The newly arrived medical students now have joined them, adding to an increasing bustle around UGHE’s dorms and academic buildings.
“The inaugural cohort of medical students is great,” said Dr. Agnes Binagwaho, UGHE’s vice chancellor and a former Rwanda Minister of Health. “They are motivated, with a clear vision, and are ready to contribute to improving the health status of their country, leaving no one out.”
UGHE’s nationally accredited medical program confers a Bachelor of Medicine, Bachelor of Surgery/Master of Science in Global Health Delivery, combining a bachelor-level medical degree with the university’s existing master-level global health degree.
The curriculum will build upon existing requirements for medical doctors in Rwanda and across East Africa, with academic innovations designed to train a new generation of health professionals who strive to deliver more equitable care.
Studies begin with six months of introductory coursework to establish an academic foundation around themes including patient care, health sciences, and social determinants of health. Just across a valley, the nearby, PIH-supported Butaro District Hospital will help students gain firsthand medical experience during the program, which will emphasize hands-on learning with patients and health systems in rural areas.
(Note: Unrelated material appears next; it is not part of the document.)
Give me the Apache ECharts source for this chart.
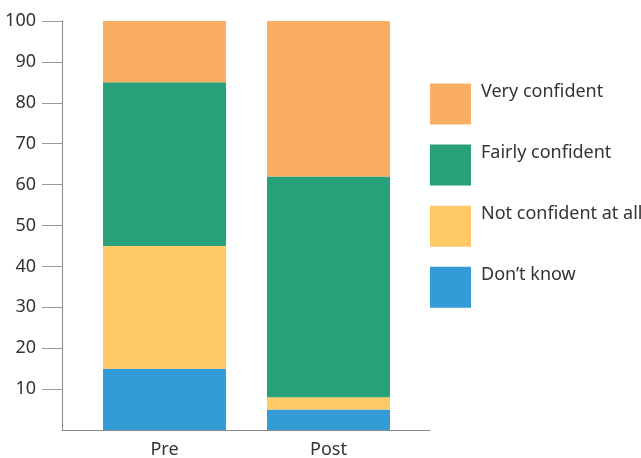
<!DOCTYPE html>
<html>
<head>
<meta charset="utf-8">
<script src="https://cdn.jsdelivr.net/npm/echarts@6/dist/echarts.min.js"></script>
<style>
  html, body { margin: 0; padding: 0; background: #fff; }
  #chart { width: 641px; height: 458px; }
</style>
</head>
<body>
<div id="chart"></div>
<script>
// Survey stages and response shares (%), stacked from the bottom up
const categories = ['Pre', 'Post'];
const dontKnow = [15, 5];
const notConfident = [30, 3];
const fairlyConfident = [40, 54];
const veryConfident = [15, 38];
const yTicks = [10, 20, 30, 40, 50, 60, 70, 80, 90, 100];

const seriesNames = ['Don\u2019t know', 'Not confident at all', 'Fairly confident', 'Very confident'];
const seriesValues = [dontKnow, notConfident, fairlyConfident, veryConfident];
const seriesColors = ['#339BD5', '#FFCA66', '#28A17A', '#F9AE61'];

const FONT = 'Noto Sans';
const chart = echarts.init(document.getElementById('chart'));

chart.setOption({
  animation: false,
  textStyle: { fontFamily: FONT },
  grid: [
    // frame grid: carries the value axis and the baseline
    { left: 62, top: 21, width: 368, height: 409, outerBoundsMode: 'none' },
    // bar grid: narrower so the two bars sit inside the frame
    { left: 82.5, top: 21, width: 328, height: 409, outerBoundsMode: 'none' }
  ],
  xAxis: [
    {
      gridIndex: 0, type: 'value', min: 0, max: 1,
      axisLine: { show: true, lineStyle: { color: '#8a8a8a', width: 1 } },
      axisTick: { show: false }, axisLabel: { show: false }, splitLine: { show: false }
    },
    {
      gridIndex: 1, type: 'category', data: categories,
      axisLine: { show: false }, axisTick: { show: false },
      axisLabel: { color: '#333', fontSize: 18, margin: 11, fontFamily: FONT }
    }
  ],
  yAxis: [
    {
      gridIndex: 0, type: 'value', min: 0, max: 100, interval: 10,
      axisLine: { show: true, lineStyle: { color: '#8a8a8a', width: 1 } },
      axisTick: { show: true, length: 20, customValues: yTicks, lineStyle: { color: '#9a9a9a' } },
      axisLabel: { color: '#333', fontSize: 18, margin: 26, customValues: yTicks, fontFamily: FONT },
      splitLine: { show: false }
    },
    {
      gridIndex: 1, type: 'value', min: 0, max: 100, show: false
    }
  ],
  legend: {
    left: 430, top: 83, orient: 'vertical', padding: 0,
    itemWidth: 41, itemHeight: 41, itemGap: 19.6,
    icon: 'rect',
    data: seriesNames.slice().reverse(),
    formatter: '{t|{name}}',
    textStyle: {
      color: '#333', fontSize: 18, fontFamily: FONT,
      rich: { t: { color: '#333', fontSize: 18, fontFamily: FONT, padding: [0, 0, 24, 5] } }
    }
  },
  series: seriesNames.map((name, i) => ({
    name: name,
    type: 'bar',
    stack: 'total',
    xAxisIndex: 1,
    yAxisIndex: 1,
    barWidth: 123,
    itemStyle: { color: seriesColors[i] },
    data: seriesValues[i]
  }))
});
</script>
</body>
</html>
Incorporating UGHE’s existing Master’s in Global Health Delivery into the medical program will ensure that graduates not only gain a solid foundation in the health sciences and clinical practice, but also acquire the knowledge and management skills needed to build and maintain effective, equitable health systems.
Students will put that education and training into practice directly after graduating. Each of UGHE’s new medical students has signed an agreement known as umusanzu, which means “contribution” in the local language of Kinyarwanda. Under umusanzu, students pledge to work with the government of Rwanda in underserved communities for at least five years after completing their studies, in exchange for a full scholarship to UGHE. The scholarships are funded by private charitable contributions.
Umusanzu is at the heart of UGHE’s mission of building the next generation of global health leaders. The university believes that financial capacity should not determine someone’s ability to pursue a career in global health, and that removing financial barriers to education will create a more diverse field of medical professionals and lead to more equitable health outcomes.
“We take pride in providing equitable access to health sciences education, as we believe that equity in education is the basis of equity in health care,” said Professor Abebe Bekele, UGHE’s founding dean of health sciences.
“We do not want our students to pay us back for the education they receive here, but rather we want them to pay it forward by serving those who have lacked access to quality health care in the past.”
That commitment seems to align closely with Mizero’s goals. She said she’s looking forward to the medical program’s community involvement and comprehensive curriculum, which extends beyond clinical care to develop humanitarian values, such as cultural literacy and social justice.
“I am highly concerned about the general well-being of the community, especially the least privileged, underserved, and most vulnerable,” Mizero wrote. “Thank you again, UGHE, for being a ladder on which I climb up to achieve my dream.”